The awards, to be handed out Feb. 13 at a virtual ceremony streamed on the Oscars website, will honor 17 technologies representing 55 total individuals.
This is a field still largely dominated by men. Since 1961, only 23 SciTech Awards have been given to 20 women, including the Award of Commendation to Mary Ann Anderson (environmentally responsible efforts) and multiple honors for Hildegard Ebbesmeier (cinema projection lenses), Diane E. Kestner (developments in motion picture film) and Jean Messner (color video-assist camera technology).

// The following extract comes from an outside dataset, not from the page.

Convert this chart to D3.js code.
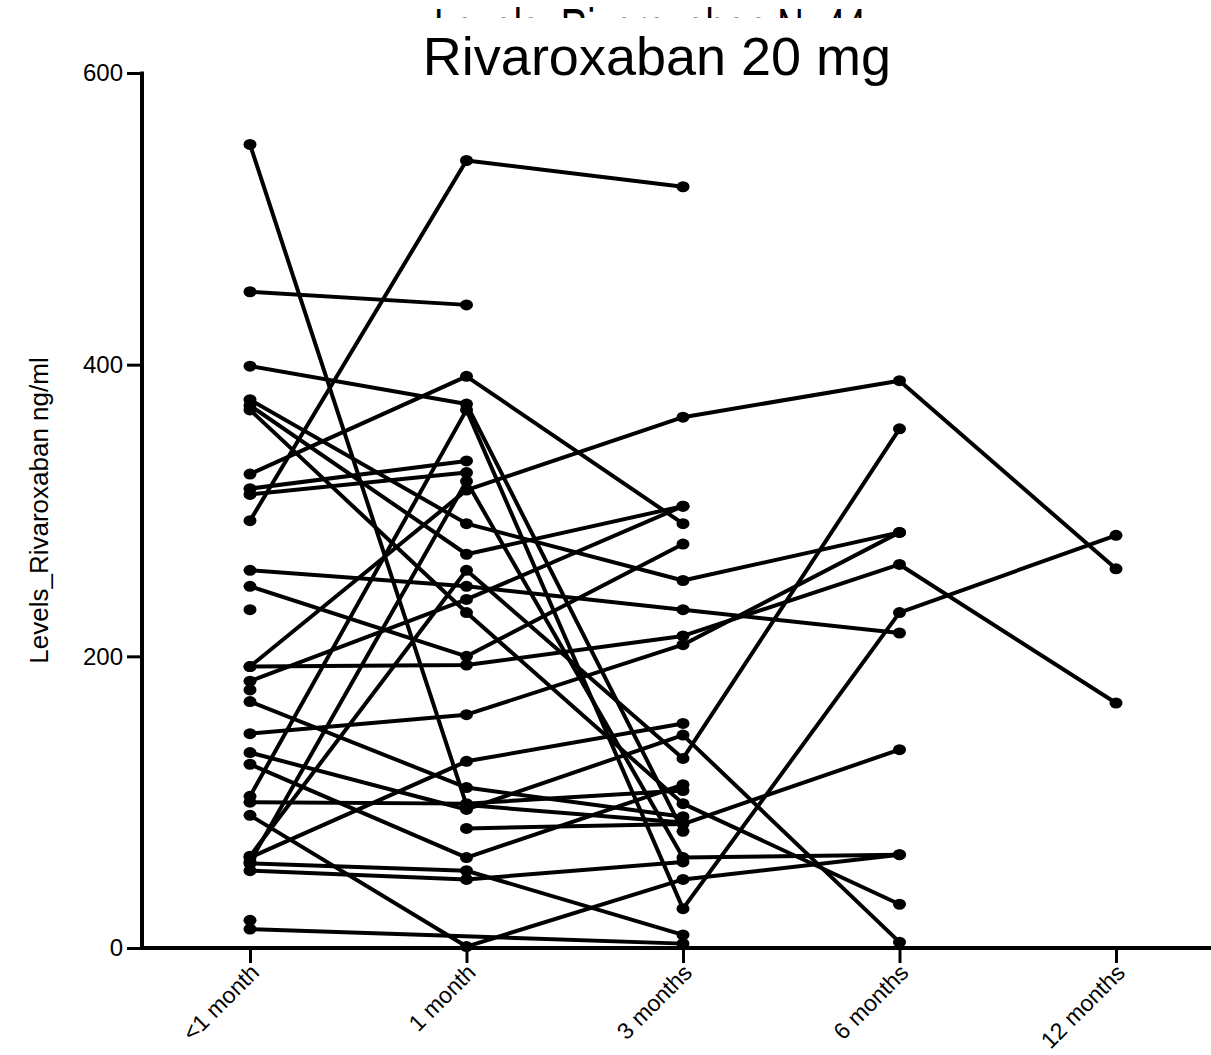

This year, three women — Hayley Iben of Pixar Animation Studios, and Kelly Ward Hammel and Maryann Simmons representing Walt Disney Animation Studios — will join their ranks, receiving Technical Achievement awards for advancements in hair simulation.
For the uninitiated, the process uses math and physics to move and control CG hair, a challenging task due to the complexity of hair itself. “The human head can have over 100,000 strands [that] are in constant contact with each other and the head,” says Ward Hammel, who holds M.S. and Ph.D. degrees in computer science from the University of North Carolina and was a senior software engineer at Disney. “Real hair can look and behave in a lot of different ways depending on the style, length or environment.”
Ward Hammel, Simmons and their team created the SciTech-honored Walt Disney Animation Studios Hair Simulation System to manage Rapunzel’s ultra-long waves in 2010’s Tangled. “We knew we couldn’t use anything off the shelf,” says Simmons, a senior software engineer at Disney who has an M.S. and Ph.D. in computer science from UC Berkeley. “Long hair is notoriously difficult to animate. [Rapunzel] has 70 feet of hair — she’s constantly touching it and using it as a tool. That’s when the work got started.”
It’s now a standard part of Disney Animation’s toolset, having been used in Moana‘s look and Frozen‘s princess styles. Simmons notes that Elsa needed “a very stylized look with her braid … while still looking natural in the transition to long, flowing hair.”
Iben, Pixar’s director of engineering who holds an M.S. and Ph.D. in computer science from UC Berkeley, is among the team being recognized for the studio’s Taz hair simulation system, first used on 2012’s Brave to create Merida’s long curls. Her look had “thousands of hairs, but each was in a group and used to collide with each other and to give Merida her signature volume,” says Iben, a member of PixWIT (Pixar Women in Technology), which focuses on outreach to young women. “We wanted to have this bouncy motion that looks natural and soft but also maintain the shape of the curl during that motion. And she’s moving very quickly.”
All three women hope to see more females in the field. Says Simmons, who contributes to efforts like the group Girls Who Code: “The talent’s out there. It’s [about] exposure.”